--- begin Information supplied ---

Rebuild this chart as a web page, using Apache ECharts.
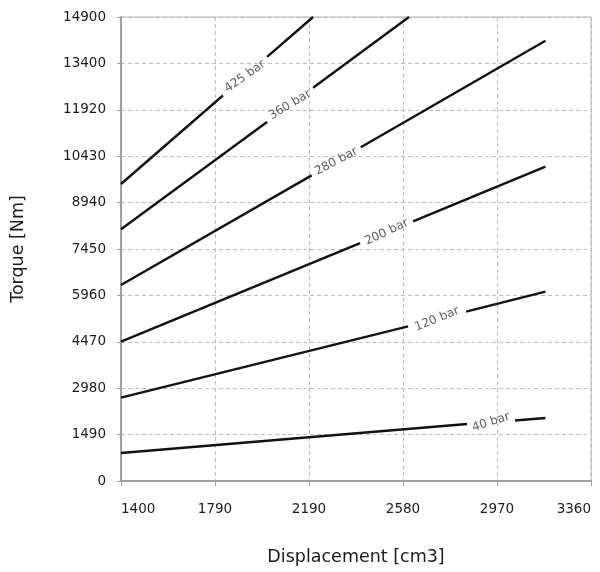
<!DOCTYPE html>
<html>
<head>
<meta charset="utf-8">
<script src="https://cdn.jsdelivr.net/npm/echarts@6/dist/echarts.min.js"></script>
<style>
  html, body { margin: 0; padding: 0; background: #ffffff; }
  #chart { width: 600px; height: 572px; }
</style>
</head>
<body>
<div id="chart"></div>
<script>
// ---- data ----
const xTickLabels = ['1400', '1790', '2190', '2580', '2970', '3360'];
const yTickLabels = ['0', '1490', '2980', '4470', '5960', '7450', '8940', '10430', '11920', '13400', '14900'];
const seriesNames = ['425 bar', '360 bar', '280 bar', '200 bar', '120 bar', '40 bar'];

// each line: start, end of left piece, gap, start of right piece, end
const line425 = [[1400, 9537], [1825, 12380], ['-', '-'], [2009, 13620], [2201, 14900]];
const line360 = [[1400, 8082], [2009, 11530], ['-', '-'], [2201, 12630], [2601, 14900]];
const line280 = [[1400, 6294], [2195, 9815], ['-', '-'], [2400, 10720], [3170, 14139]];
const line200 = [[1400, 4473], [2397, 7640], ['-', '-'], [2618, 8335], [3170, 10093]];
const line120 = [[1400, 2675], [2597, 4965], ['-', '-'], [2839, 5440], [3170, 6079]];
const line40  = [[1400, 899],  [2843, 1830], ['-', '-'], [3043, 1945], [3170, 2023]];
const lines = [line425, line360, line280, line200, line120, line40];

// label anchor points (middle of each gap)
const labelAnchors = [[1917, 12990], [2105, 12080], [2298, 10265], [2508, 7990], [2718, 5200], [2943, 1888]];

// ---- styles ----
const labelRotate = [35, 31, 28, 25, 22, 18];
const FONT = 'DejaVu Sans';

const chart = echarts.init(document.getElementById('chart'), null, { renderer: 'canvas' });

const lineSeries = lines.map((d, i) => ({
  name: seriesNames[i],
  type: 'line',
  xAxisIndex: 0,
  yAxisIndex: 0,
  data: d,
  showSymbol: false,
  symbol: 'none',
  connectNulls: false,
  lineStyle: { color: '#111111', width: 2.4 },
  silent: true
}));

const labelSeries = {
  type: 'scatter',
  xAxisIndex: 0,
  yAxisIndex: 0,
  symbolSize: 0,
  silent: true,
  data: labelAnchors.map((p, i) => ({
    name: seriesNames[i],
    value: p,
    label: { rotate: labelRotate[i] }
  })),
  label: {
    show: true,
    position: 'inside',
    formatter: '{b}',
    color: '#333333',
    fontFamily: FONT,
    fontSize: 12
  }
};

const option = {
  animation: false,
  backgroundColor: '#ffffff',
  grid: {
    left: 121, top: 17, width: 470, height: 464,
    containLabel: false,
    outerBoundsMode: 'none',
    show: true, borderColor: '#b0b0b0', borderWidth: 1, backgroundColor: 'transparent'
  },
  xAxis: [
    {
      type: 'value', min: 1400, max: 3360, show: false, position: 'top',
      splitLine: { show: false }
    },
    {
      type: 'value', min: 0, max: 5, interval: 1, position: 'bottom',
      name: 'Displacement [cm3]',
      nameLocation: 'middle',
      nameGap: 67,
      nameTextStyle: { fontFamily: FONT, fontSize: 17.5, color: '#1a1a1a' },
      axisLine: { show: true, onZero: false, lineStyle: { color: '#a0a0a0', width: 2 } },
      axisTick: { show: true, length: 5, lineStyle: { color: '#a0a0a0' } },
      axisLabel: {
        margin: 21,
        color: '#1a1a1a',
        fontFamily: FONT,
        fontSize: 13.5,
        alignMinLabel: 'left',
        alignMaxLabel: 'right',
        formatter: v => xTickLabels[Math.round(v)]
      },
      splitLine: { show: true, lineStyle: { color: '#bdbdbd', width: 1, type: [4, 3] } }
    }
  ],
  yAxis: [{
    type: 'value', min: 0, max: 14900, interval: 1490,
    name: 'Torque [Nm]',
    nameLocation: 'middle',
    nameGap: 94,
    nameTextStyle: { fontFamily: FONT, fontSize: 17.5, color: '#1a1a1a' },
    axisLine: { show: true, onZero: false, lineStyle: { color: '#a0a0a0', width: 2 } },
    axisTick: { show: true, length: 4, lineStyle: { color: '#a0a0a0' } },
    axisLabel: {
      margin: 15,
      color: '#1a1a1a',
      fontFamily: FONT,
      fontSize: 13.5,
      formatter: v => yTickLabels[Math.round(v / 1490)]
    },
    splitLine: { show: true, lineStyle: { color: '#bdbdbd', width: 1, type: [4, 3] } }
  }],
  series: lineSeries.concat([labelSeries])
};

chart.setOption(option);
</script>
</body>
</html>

--- end Information supplied ---

### What the task requires
Copy each line in full and exactly, omitting any picture.

### Answer to the task
Rebuild this chart as a web page, using Apache ECharts.
<!DOCTYPE html>
<html>
<head>
<meta charset="utf-8">
<script src="https://cdn.jsdelivr.net/npm/echarts@6/dist/echarts.min.js"></script>
<style>
  html, body { margin: 0; padding: 0; background: #ffffff; }
  #chart { width: 600px; height: 572px; }
</style>
</head>
<body>
<div id="chart"></div>
<script>
// ---- data ----
const xTickLabels = ['1400', '1790', '2190', '2580', '2970', '3360'];
const yTickLabels = ['0', '1490', '2980', '4470', '5960', '7450', '8940', '10430', '11920', '13400', '14900'];
const seriesNames = ['425 bar', '360 bar', '280 bar', '200 bar', '120 bar', '40 bar'];

// each line: start, end of left piece, gap, start of right piece, end
const line425 = [[1400, 9537], [1825, 12380], ['-', '-'], [2009, 13620], [2201, 14900]];
const line360 = [[1400, 8082], [2009, 11530], ['-', '-'], [2201, 12630], [2601, 14900]];
const line280 = [[1400, 6294], [2195, 9815], ['-', '-'], [2400, 10720], [3170, 14139]];
const line200 = [[1400, 4473], [2397, 7640], ['-', '-'], [2618, 8335], [3170, 10093]];
const line120 = [[1400, 2675], [2597, 4965], ['-', '-'], [2839, 5440], [3170, 6079]];
const line40  = [[1400, 899],  [2843, 1830], ['-', '-'], [3043, 1945], [3170, 2023]];
const lines = [line425, line360, line280, line200, line120, line40];

// label anchor points (middle of each gap)
const labelAnchors = [[1917, 12990], [2105, 12080], [2298, 10265], [2508, 7990], [2718, 5200], [2943, 1888]];

// ---- styles ----
const labelRotate = [35, 31, 28, 25, 22, 18];
const FONT = 'DejaVu Sans';

const chart = echarts.init(document.getElementById('chart'), null, { renderer: 'canvas' });

const lineSeries = lines.map((d, i) => ({
  name: seriesNames[i],
  type: 'line',
  xAxisIndex: 0,
  yAxisIndex: 0,
  data: d,
  showSymbol: false,
  symbol: 'none',
  connectNulls: false,
  lineStyle: { color: '#111111', width: 2.4 },
  silent: true
}));

const labelSeries = {
  type: 'scatter',
  xAxisIndex: 0,
  yAxisIndex: 0,
  symbolSize: 0,
  silent: true,
  data: labelAnchors.map((p, i) => ({
    name: seriesNames[i],
    value: p,
    label: { rotate: labelRotate[i] }
  })),
  label: {
    show: true,
    position: 'inside',
    formatter: '{b}',
    color: '#333333',
    fontFamily: FONT,
    fontSize: 12
  }
};

const option = {
  animation: false,
  backgroundColor: '#ffffff',
  grid: {
    left: 121, top: 17, width: 470, height: 464,
    containLabel: false,
    outerBoundsMode: 'none',
    show: true, borderColor: '#b0b0b0', borderWidth: 1, backgroundColor: 'transparent'
  },
  xAxis: [
    {
      type: 'value', min: 1400, max: 3360, show: false, position: 'top',
      splitLine: { show: false }
    },
    {
      type: 'value', min: 0, max: 5, interval: 1, position: 'bottom',
      name: 'Displacement [cm3]',
      nameLocation: 'middle',
      nameGap: 67,
      nameTextStyle: { fontFamily: FONT, fontSize: 17.5, color: '#1a1a1a' },
      axisLine: { show: true, onZero: false, lineStyle: { color: '#a0a0a0', width: 2 } },
      axisTick: { show: true, length: 5, lineStyle: { color: '#a0a0a0' } },
      axisLabel: {
        margin: 21,
        color: '#1a1a1a',
        fontFamily: FONT,
        fontSize: 13.5,
        alignMinLabel: 'left',
        alignMaxLabel: 'right',
        formatter: v => xTickLabels[Math.round(v)]
      },
      splitLine: { show: true, lineStyle: { color: '#bdbdbd', width: 1, type: [4, 3] } }
    }
  ],
  yAxis: [{
    type: 'value', min: 0, max: 14900, interval: 1490,
    name: 'Torque [Nm]',
    nameLocation: 'middle',
    nameGap: 94,
    nameTextStyle: { fontFamily: FONT, fontSize: 17.5, color: '#1a1a1a' },
    axisLine: { show: true, onZero: false, lineStyle: { color: '#a0a0a0', width: 2 } },
    axisTick: { show: true, length: 4, lineStyle: { color: '#a0a0a0' } },
    axisLabel: {
      margin: 15,
      color: '#1a1a1a',
      fontFamily: FONT,
      fontSize: 13.5,
      formatter: v => yTickLabels[Math.round(v / 1490)]
    },
    splitLine: { show: true, lineStyle: { color: '#bdbdbd', width: 1, type: [4, 3] } }
  }],
  series: lineSeries.concat([labelSeries])
};

chart.setOption(option);
</script>
</body>
</html>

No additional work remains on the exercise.